The bill strengthens USDA enforcement against anti-competitive conduct in meat and poultry markets—helping producers and potentially consumers—while imposing new federal costs, raising compliance risks for processors, risking interagency overlap, and leaving some adjacent market problems outside its scope.
Farmers and ranchers gain a dedicated Special Investigator and a specialized enforcement team at USDA that can more effectively investigate and resolve Packers and Stockyards Act violations, reducing anti-competitive conduct and improving producer prices.
Consumers and small businesses gain from fairer competition in meat and poultry markets, which could translate into lower prices and more choices.
Farmers and the food sector benefit from improved coordination between USDA, DOJ, FTC, and DHS, which can produce more consistent enforcement and help address competition, trade, and critical infrastructure risks in the food supply chain.
Beef, pork, and poultry processors (and ultimately some consumers) could face higher compliance costs and greater legal exposure from expanded USDA enforcement, which may push up retail prices.
Taxpayers bear increased federal spending and administrative costs from creating and operating a new enforcement office within USDA.
Firms in the meat and poultry supply chain may face legal uncertainty and duplication of effort because of potential jurisdictional overlap or friction between the new USDA Office and DOJ/FTC enforcement.
Based on analysis of 2 sections of legislative text.
Creates a USDA Special Investigator office to investigate and sue packers and live poultry dealers under the Packers and Stockyards Act, with subpoena power and interagency coordination.

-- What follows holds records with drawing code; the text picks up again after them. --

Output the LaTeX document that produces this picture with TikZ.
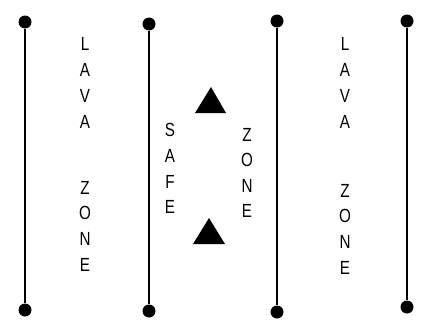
\documentclass[tikz,border=0pt]{standalone}
\usepackage{fontspec}
\setmainfont{Liberation Sans}
\begin{document}
\begin{tikzpicture}[x=1pt,y=-1pt,
  pole/.style={line width=1.8pt},
  dot/.style={circle,fill=black,inner sep=0pt,minimum size=13pt},
  letter/.style={inner sep=0pt,xscale=0.8,font=\fontsize{19}{19}\selectfont},
  tri/.style={fill=black}]
\useasboundingbox (0,0) rectangle (424,327);
% poles
\node[dot] (t1) at (25,22) {};
\node[dot] (b1) at (25,310) {};
\node[dot] (t2) at (149,24) {};
\node[dot] (b2) at (149,311) {};
\node[dot] (t3) at (277,21) {};
\node[dot] (b3) at (277,312) {};
\node[dot] (t4) at (407,21) {};
\node[dot] (b4) at (407,307) {};
\draw[pole] (t1) -- (b1);
\draw[pole] (t2) -- (b2);
\draw[pole] (t3) -- (b3);
\draw[pole] (t4) -- (b4);
% left lava zone
\foreach \c/\y [count=\i] in {L/44,A/70,V/96,A/122,Z/188,O/213,N/239,E/265}
  \node[letter] (l\i) at (85,\y) {\c};
% right lava zone
\foreach \c/\y [count=\i] in {L/44,A/70,V/96,A/122,Z/191,O/216,N/242,E/268}
  \node[letter] (r\i) at (345,\y) {\c};
% safe
\foreach \c/\y [count=\i] in {S/130,A/156,F/182,E/207}
  \node[letter] (s\i) at (170,\y) {\c};
% zone middle
\foreach \c/\y [count=\i] in {Z/135,O/160,N/186,E/211}
  \node[letter] (m\i) at (247,\y) {\c};
% triangles
\fill[tri] (195,113) -- (211,87) -- (226,113) -- cycle;
\fill[tri] (193,244) -- (209,218) -- (225,244) -- cycle;
\end{tikzpicture}
\end{document}
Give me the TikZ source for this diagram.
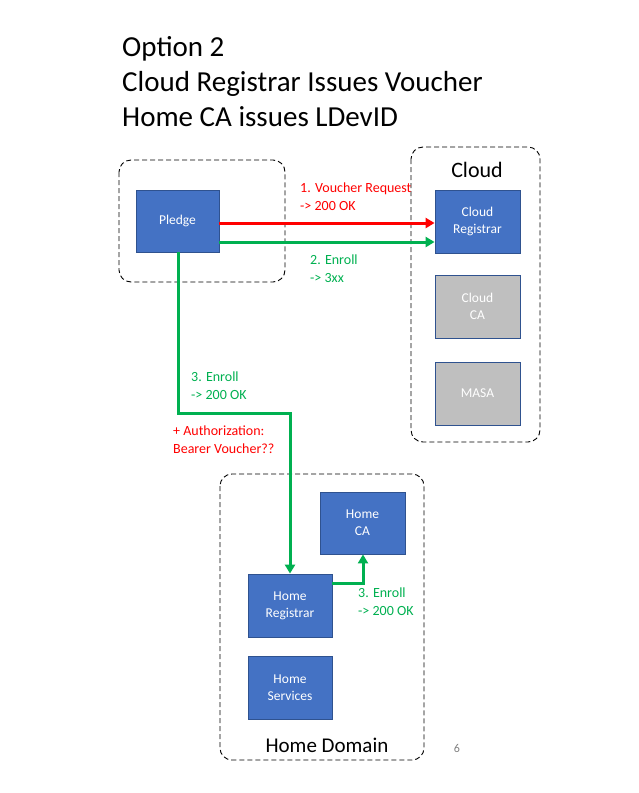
\documentclass[tikz,border=0pt]{standalone}
\usepackage{fontspec}
\setmainfont{Carlito}
\usetikzlibrary{arrows.meta}
\definecolor{boxblue}{HTML}{4472C4}
\definecolor{boxedge}{HTML}{2F528F}
\definecolor{boxgray}{HTML}{BFBFBF}
\definecolor{arrred}{HTML}{FF0000}
\definecolor{arrgreen}{HTML}{00B050}
\tikzset{
  region/.style={draw=black, dashed, dash pattern=on 5pt off 3pt, line width=0.9pt, rounded corners=12pt},
  bluebox/.style={draw=boxedge, fill=boxblue, line width=0.8pt, text=white, font=\fontsize{13.5}{17}\selectfont, align=center, minimum width=84pt, minimum height=62pt, inner sep=0pt},
  graybox/.style={bluebox, fill=boxgray},
  redarrow/.style={draw=arrred, line width=3pt, -{Triangle[length=9pt,width=10pt]}},
  greenarrow/.style={draw=arrgreen, line width=3pt, -{Triangle[length=9pt,width=10pt]}},
  redlbl/.style={text=arrred, font=\fontsize{14}{18}\selectfont, align=left, anchor=north west, inner sep=0pt},
  greenlbl/.style={redlbl, text=arrgreen},
  title/.style={font=\fontsize{29}{35}\selectfont, align=left, anchor=north west, inner sep=0pt},
}
\begin{document}
\begin{tikzpicture}[x=1pt,y=-1pt]
\useasboundingbox (0,0) rectangle (638,793);
% title
\node[title] (ttl) at (122,36.5) {Option 2\\Cloud Registrar Issues Voucher\\Home CA issues LDevID};
% regions
\draw[region] (119,160) rectangle (285,282);
\draw[region] (411,147) rectangle (540,442);
\draw[region] (220,474) rectangle (424,760);
\node[font=\fontsize{22}{24}\selectfont, inner sep=0pt] (cloudlbl) at (477,170) {Cloud};
\node[font=\fontsize{21}{24}\selectfont, inner sep=0pt] (homelbl) at (327,745) {Home Domain};
\node[text=gray, font=\fontsize{12}{14}\selectfont, inner sep=0pt] (pg) at (457,748) {6};
% boxes
\node[bluebox, minimum width=83pt] (pledge) at (177.5,221) {Pledge};
\node[bluebox, minimum width=85pt, minimum height=63pt] (creg) at (477.5,221.5) {Cloud\\Registrar};
\node[graybox, minimum width=85pt, minimum height=63pt] (cca) at (477.5,306.5) {Cloud\\CA};
\node[graybox, minimum width=85pt, minimum height=63pt] (masa) at (477.5,393.5) {MASA};
\node[bluebox, minimum width=85pt] (hca) at (362.5,523) {Home\\CA};
\node[bluebox, minimum height=63pt] (hreg) at (290,605.5) {Home\\Registrar};
\node[bluebox, minimum height=63pt] (hsvc) at (290,687.5) {Home\\Services};
% arrows
\draw[redarrow] (pledge.east |- 0,223) -- (creg.west |- 0,223);
\draw[greenarrow] (pledge.east |- 0,242) -- (creg.west |- 0,242);
\draw[greenarrow] (pledge.south -| 178,0) -- (178,413) -- (290,413) -- (hreg.north);
\draw[greenarrow] (hreg.east |- 0,583) -- (363,583) -- (hca.south -| 363,0);
% labels
\node[redlbl] (l1) at (300,183) {1. Voucher Request\\-> 200 OK};
\node[greenlbl] (l2) at (310,255) {2. Enroll\\-> 3xx};
\node[greenlbl] (l3) at (191,372) {3. Enroll\\-> 200 OK};
\node[redlbl] (l4) at (173,426) {+ Authorization:\\Bearer Voucher??};
\node[greenlbl] (l5) at (358,588) {3. Enroll\\-> 200 OK};
\end{tikzpicture}
\end{document}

Introduced April 7, 2025 by Ronald Lee Wyden · Last progress April 7, 2025
Creates a new Office of the Special Investigator for Competition Matters inside USDA and gives a senior career Special Investigator power to investigate and sue packers and live poultry dealers for violations of the Packers and Stockyards Act. The Office will have attorneys and staff, subpoena power is preserved, and it must coordinate with DOJ, FTC, DHS, and USDA legal units when cases touch on competition, trade practices, national security, or critical infrastructure.